Enter one word per line, followed by a tab, followed by the sentiment score: one of : -2, -1, 1, 2.
NegatingWordList.txt
This file should contain a list of words that almost always indicate that the sense of a sentence, word of phrase is negated, such as “not”, “never”, “don’t”. Please add as many terms as you can think of.
Enter one word per line with no extra spaces.
QuestionWords.txt
This file should contain a list of words that almost always indicate that the sentence is a question, such as “how”, “why”, “when”, but not “should” (which only sometimes indicates a question). Please add as many terms as you can think of.
Enter one word per line with no extra spaces.
IdiomLookupTable.txt (advanced)
This file should contain a list of common phrases that tend to indicate sentiment that is different from the sentiment of the original words. An example is the idiom “shock horror”. This means “mildly surprised” and is mildly negative (-2) but the individual words are strongly negative (-4). Each phrase should have a sentiment score that indicates its typical polarity and typical sentiment strength using the same scheme as above:
-5 Very strong negative sentiment (e.g., excruciating)
-4 Strong negative sentiment (e.g., hate)
-3 Moderate negative sentiment (e.g., dislike)
-2 Mild negative sentiment (e.g., uncomfortable)
2 Mild positive sentiment (e.g., content)
3 Moderate positive sentiment (e.g., happy)
4 Strong positive sentiment (e.g., lover)
5 Very strong positive sentiment (e.g., ecstatic)
Note that this should be for the typical use of the word in informal written text.

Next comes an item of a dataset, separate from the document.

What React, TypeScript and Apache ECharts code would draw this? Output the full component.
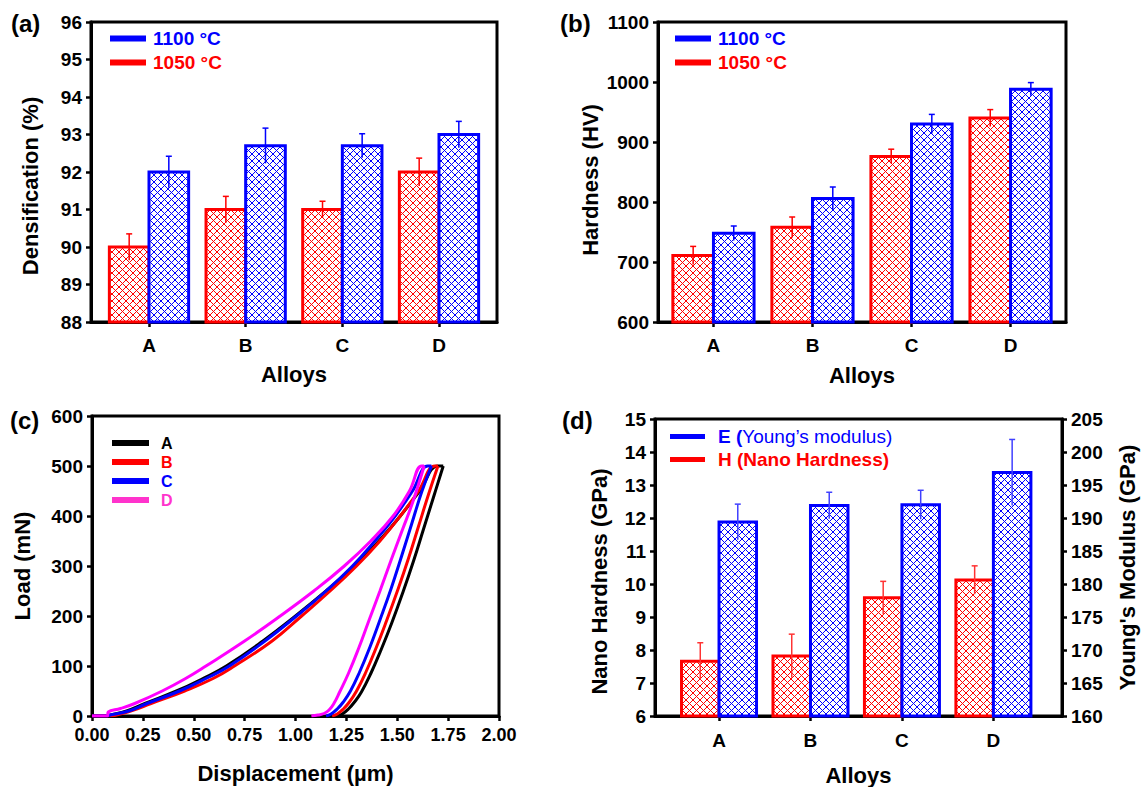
import { useEffect, useRef } from 'react';
import * as echarts from 'echarts';

const FONT = '"Liberation Sans", Arial, Helvetica, sans-serif';
const RED = '#FF0000';
const BLUE = '#0000FF';
const MAGENTA = '#FF00FF';
const PINK = '#FF33CC';

const alloyNames = ['A', 'B', 'C', 'D'];
const alloyPos = [1, 2, 3, 4];

// (a) Densification (%)
const dens1050 = [90.0, 91.0, 91.0, 92.0];
const dens1050Err = [0.35, 0.35, 0.22, 0.37];
const dens1100 = [92.0, 92.7, 92.7, 93.0];
const dens1100Err = [0.42, 0.47, 0.32, 0.35];

// (b) Hardness (HV)
const hard1050 = [711, 758, 876, 940];
const hard1050Err = [15, 17, 12, 14];
const hard1100 = [748, 806, 930, 988];
const hard1100Err = [12, 19, 16, 11];

// (c) Load-displacement curves [displacement um, load mN]
const loadA = [[0, 0], [0.075, 0], [0.08, 1], [0.17, 10], [0.26, 25], [0.415, 50], [0.545, 75], [0.66, 100], [0.84, 150], [1.0, 200], [1.15, 250], [1.29, 300], [1.41, 350], [1.515, 400], [1.61, 450], [1.70, 500], [1.726, 500]];
const unloadA = [[1.205, 0], [1.23, 4], [1.26, 14], [1.29, 28], [1.324, 48], [1.37, 85], [1.42, 132], [1.472, 185], [1.53, 250], [1.58, 310], [1.63, 375], [1.68, 440], [1.726, 500]];
const loadB = [[0, 0], [0.075, 0], [0.08, 0], [0.19, 10], [0.29, 25], [0.455, 50], [0.595, 75], [0.70, 100], [0.885, 150], [1.03, 200], [1.17, 250], [1.30, 300], [1.415, 350], [1.515, 400], [1.605, 450], [1.685, 500], [1.70, 500]];
const unloadB = [[1.18, 0], [1.205, 4], [1.235, 14], [1.265, 28], [1.30, 50], [1.345, 87], [1.395, 135], [1.447, 190], [1.505, 255], [1.555, 315], [1.605, 380], [1.655, 445], [1.70, 500]];
const loadC = [[0, 0], [0.075, 0], [0.08, 1], [0.18, 10], [0.27, 25], [0.43, 50], [0.56, 75], [0.675, 100], [0.85, 150], [1.005, 200], [1.15, 250], [1.28, 300], [1.39, 350], [1.49, 400], [1.575, 450], [1.65, 500], [1.668, 500]];
const unloadC = [[1.15, 0], [1.175, 4], [1.205, 14], [1.235, 28], [1.27, 50], [1.315, 88], [1.365, 137], [1.415, 192], [1.47, 255], [1.52, 318], [1.57, 383], [1.62, 448], [1.668, 500]];
const loadD = [[0, 0], [0.075, 0], [0.08, 8], [0.14, 15], [0.21, 25], [0.345, 50], [0.46, 75], [0.56, 100], [0.75, 150], [0.925, 200], [1.09, 250], [1.24, 300], [1.37, 350], [1.48, 400], [1.56, 450], [1.62, 500], [1.632, 500]];
const unloadD = [[1.078, 0], [1.11, 2], [1.14, 5], [1.165, 12], [1.19, 26], [1.217, 48], [1.26, 85], [1.31, 135], [1.36, 190], [1.415, 250], [1.47, 312], [1.525, 372], [1.578, 430], [1.632, 500]];

// (d) Nano hardness (GPa) and Young's modulus (GPa)
const nanoH = [7.66, 7.82, 9.58, 10.12];
const nanoHErr = [0.56, 0.66, 0.5, 0.43];
const youngE = [189.4, 191.9, 192.0, 196.9];
const youngEErr = [2.7, 2.0, 2.2, 5.0];

const BAR_W = 0.41;

function barRenderer(side: number, color: string, base: number, errColor: string) {
  return (params: any, api: any) => {
    const x = api.value(0);
    const v = api.value(1);
    const e = api.value(2);
    const xl = side < 0 ? x - BAR_W : x;
    const xr = side < 0 ? x : x + BAR_W;
    const tl = api.coord([xl, v]);
    const br = api.coord([xr, base]);
    const x0 = tl[0], y0 = tl[1], x1 = br[0], y1 = br[1];
    const children: any[] = [];
    children.push({ type: 'rect', shape: { x: x0, y: y0, width: x1 - x0, height: y1 - y0 }, style: { fill: '#fff' } });
    const step = 7;
    const ix0 = x0 + 1, ix1 = x1 - 1, iy0 = y0 + 1, iy1 = y1;
    for (let c = Math.ceil((iy0 - ix1) / step) * step; c <= iy1 - ix0; c += step) {
      const xa = Math.max(ix0, iy0 - c);
      const xb = Math.min(ix1, iy1 - c);
      if (xb > xa) children.push({ type: 'line', shape: { x1: xa, y1: xa + c, x2: xb, y2: xb + c }, style: { stroke: color, lineWidth: 1 } });
    }
    for (let c = Math.ceil((ix0 + iy0) / step) * step; c <= ix1 + iy1; c += step) {
      const xa = Math.max(ix0, c - iy1);
      const xb = Math.min(ix1, c - iy0);
      if (xb > xa) children.push({ type: 'line', shape: { x1: xa, y1: c - xa, x2: xb, y2: c - xb }, style: { stroke: color, lineWidth: 1 } });
    }
    children.push({ type: 'rect', shape: { x: x0, y: y0, width: x1 - x0, height: y1 - y0 }, style: { fill: 'none', stroke: color, lineWidth: 3 } });
    const xc = (x0 + x1) / 2;
    const pt = api.coord([(xl + xr) / 2, v + e]);
    const pb = api.coord([(xl + xr) / 2, v - e]);
    children.push({ type: 'line', shape: { x1: xc, y1: pt[1], x2: xc, y2: pb[1] }, style: { stroke: errColor, lineWidth: 1.5 } });
    children.push({ type: 'line', shape: { x1: xc - 3, y1: pt[1], x2: xc + 3, y2: pt[1] }, style: { stroke: errColor, lineWidth: 1.5 } });
    return { type: 'group', children };
  };
}

function barSeries(name: string, vals: number[], errs: number[], side: number, color: string, base: number, xi: number, yi: number, errColor: string) {
  return {
    type: 'custom',
    name,
    xAxisIndex: xi,
    yAxisIndex: yi,
    color,
    itemStyle: { color },
    dimensions: ['x', 'y', 'err'],
    encode: { x: 0, y: 1 },
    data: vals.map((v, i) => [alloyPos[i], v, errs[i]]),
    renderItem: barRenderer(side, color, base, errColor),
  };
}

const tickLabel = { color: '#000', fontWeight: 'bold', fontSize: 19, fontFamily: FONT };
const titleText = { color: '#000', fontWeight: 'bold', fontSize: 22, fontFamily: FONT };
const axLine = { show: true, onZero: false, lineStyle: { color: '#000', width: 3 } };
const axTick = { show: true, length: 5, lineStyle: { color: '#000', width: 2.5 } };

function catXAxis(gridIndex: number, min: number, max: number, margin: number, nameGap: number) {
  return {
    type: 'value', gridIndex, min, max,
    axisLine: axLine,
    axisTick: { ...axTick, customValues: alloyPos },
    axisLabel: { ...tickLabel, margin, customValues: alloyPos, formatter: (v: number) => alloyNames[Math.round(v) - 1] ?? '' },
    splitLine: { show: false },
    name: 'Alloys', nameLocation: 'middle', nameGap, nameTextStyle: titleText,
  };
}

function valYAxis(gridIndex: number, min: number, max: number, interval: number, name: string, nameGap: number, shift: number, position = 'left') {
  return {
    type: 'value', gridIndex, min, max, interval, position,
    axisLine: axLine,
    axisTick: axTick,
    axisLabel: { ...tickLabel, margin: 9, formatter: (v: number) => String(v) },
    splitLine: { show: false },
    name, nameLocation: 'middle', nameGap, nameRotate: 90,
    nameTextStyle: { ...titleText, padding: [0, shift * 2, 0, 0] },
  };
}

const legendBase = { orient: 'vertical', padding: 0, icon: 'rect', itemWidth: 36, itemHeight: 6, selectedMode: false };

export default function App() {
  const ref = useRef<HTMLDivElement>(null);
  useEffect(() => {
    if (!ref.current) return;
    const chart = echarts.init(ref.current, undefined, { renderer: 'svg' });
    const lineS = (name: string, data: number[][], color: string) => ({
      type: 'line', name, xAxisIndex: 2, yAxisIndex: 2, data, symbol: 'none', showSymbol: false,
      smooth: 0.45, color, lineStyle: { width: 3, color }, itemStyle: { color },
    });
    const option: any = {
      animation: false,
      backgroundColor: '#fff',
      grid: [
        { left: 91, top: 22, width: 406, height: 300, show: true, borderColor: '#000', borderWidth: 3, backgroundColor: 'transparent' },
        { left: 658, top: 22, width: 408, height: 300, show: true, borderColor: '#000', borderWidth: 3, backgroundColor: 'transparent' },
        { left: 92, top: 416, width: 407, height: 300, show: true, borderColor: '#000', borderWidth: 3, backgroundColor: 'transparent' },
        { left: 655, top: 419, width: 407, height: 298, show: true, borderColor: '#000', borderWidth: 3, backgroundColor: 'transparent' },
      ],
      xAxis: [
        catXAxis(0, 0.4, 4.6, 14, 41),
        catXAxis(1, 0.44, 4.56, 14, 42),
        {
          type: 'value', gridIndex: 2, min: 0, max: 2, interval: 0.25,
          axisLine: axLine, axisTick: axTick,
          axisLabel: { ...tickLabel, fontSize: 18, margin: 10, formatter: (v: number) => v.toFixed(2) },
          splitLine: { show: false },
          name: 'Displacement (µm)', nameLocation: 'middle', nameGap: 46, nameTextStyle: titleText,
        },
        catXAxis(3, 0.3, 4.75, 15, 48),
      ],
      yAxis: [
        valYAxis(0, 88, 96, 1, 'Densification (%)', 50, 14),
        valYAxis(1, 600, 1100, 100, 'Hardness (HV)', 57, 8),
        valYAxis(2, 0, 600, 100, 'Load (mN)', 59, 0),
        valYAxis(3, 6, 15, 1, 'Nano Hardness (GPa)', 45, 14),
        valYAxis(3, 160, 205, 5, "Young's Modulus (GPa)", 54, 0, 'right'),
      ],
      legend: [
        {
          ...legendBase, left: 110, top: 29, itemGap: 5,
          textStyle: { fontSize: 19, lineHeight: 19, fontWeight: 'bold', fontFamily: FONT, padding: [0, 0, 0, 2] },
          data: [{ name: '1100 °C', textStyle: { color: BLUE } }, { name: '1050 °C', textStyle: { color: RED } }],
        },
        {
          ...legendBase, left: 675, top: 29, itemGap: 5,
          textStyle: { fontSize: 19, lineHeight: 19, fontWeight: 'bold', fontFamily: FONT, padding: [0, 0, 0, 2] },
          data: [{ name: '1100 °C', textStyle: { color: BLUE } }, { name: '1050 °C', textStyle: { color: RED } }],
        },
        {
          ...legendBase, left: 112, top: 435, itemGap: 3, itemWidth: 37,
          textStyle: { fontSize: 16, lineHeight: 16, fontWeight: 'bold', fontFamily: FONT, padding: [0, 0, 0, 7] },
          data: [
            { name: 'A', textStyle: { color: '#000' } },
            { name: 'B', textStyle: { color: RED } },
            { name: 'C', textStyle: { color: BLUE } },
            { name: 'D', textStyle: { color: PINK }, itemStyle: { color: PINK } },
          ],
        },
        {
          ...legendBase, left: 670, top: 427, itemGap: 4, itemWidth: 35, itemHeight: 5,
          textStyle: {
            fontSize: 19, lineHeight: 19, fontFamily: FONT, padding: [0, 0, 0, 8],
            rich: {
              eb: { fontSize: 19, fontWeight: 'bold', color: BLUE, fontFamily: FONT },
              en: { fontSize: 19, fontWeight: 'normal', color: BLUE, fontFamily: FONT },
              hb: { fontSize: 19, fontWeight: 'bold', color: RED, fontFamily: FONT },
            },
          },
          formatter: (name: string) => name.startsWith('E') ? '{eb|E (}{en|Young’s modulus)}' : '{hb|H (Nano Hardness)}',
          data: [{ name: 'E (Young’s modulus)' }, { name: 'H (Nano Hardness)' }],
        },
      ],
      graphic: [
        { type: 'text', x: 11, y: 23, style: { text: '(a)', font: `bold 24px ${FONT}`, fill: '#000', verticalAlign: 'middle' } },
        { type: 'text', x: 560, y: 23, style: { text: '(b)', font: `bold 24px ${FONT}`, fill: '#000', verticalAlign: 'middle' } },
        { type: 'text', x: 10, y: 420, style: { text: '(c)', font: `bold 24px ${FONT}`, fill: '#000', verticalAlign: 'middle' } },
        { type: 'text', x: 562, y: 420, style: { text: '(d)', font: `bold 24px ${FONT}`, fill: '#000', verticalAlign: 'middle' } },
      ],
      series: [
        barSeries('1050 °C', dens1050, dens1050Err, -1, RED, 88, 0, 0, RED),
        barSeries('1100 °C', dens1100, dens1100Err, 1, BLUE, 88, 0, 0, BLUE),
        barSeries('1050 °C', hard1050, hard1050Err, -1, RED, 600, 1, 1, RED),
        barSeries('1100 °C', hard1100, hard1100Err, 1, BLUE, 600, 1, 1, BLUE),
        lineS('A', loadA, '#000'), lineS('A', unloadA, '#000'),
        lineS('B', loadB, RED), lineS('B', unloadB, RED),
        lineS('C', loadC, BLUE), lineS('C', unloadC, BLUE),
        lineS('D', loadD, MAGENTA), lineS('D', unloadD, MAGENTA),
        barSeries('H (Nano Hardness)', nanoH, nanoHErr, -1, RED, 6, 3, 3, '#FF3333'),
        barSeries('E (Young’s modulus)', youngE, youngEErr, 1, BLUE, 160, 3, 4, '#4040FF'),
      ],
    };
    chart.setOption(option);
    return () => chart.dispose();
  }, []);
  return <div ref={ref} style={{ position: 'fixed', left: 0, top: 0, width: 1142, height: 787, background: '#fff' }} />;
}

A score of 1 (no sentiment) can be given to words that you decide do not have sentiment but might in some contexts. This shows that you have considered the term.
Enter one phrase per line, followed by a tab, followed by the sentiment score: one of : -5, -4, -3, -2, 2, 3, 4, 5. (note that -1, 0, and 1 are not used).
Please modify the sentiment scores of all the phrases in the existing file (if any) and then add any other common phrases that you can think of.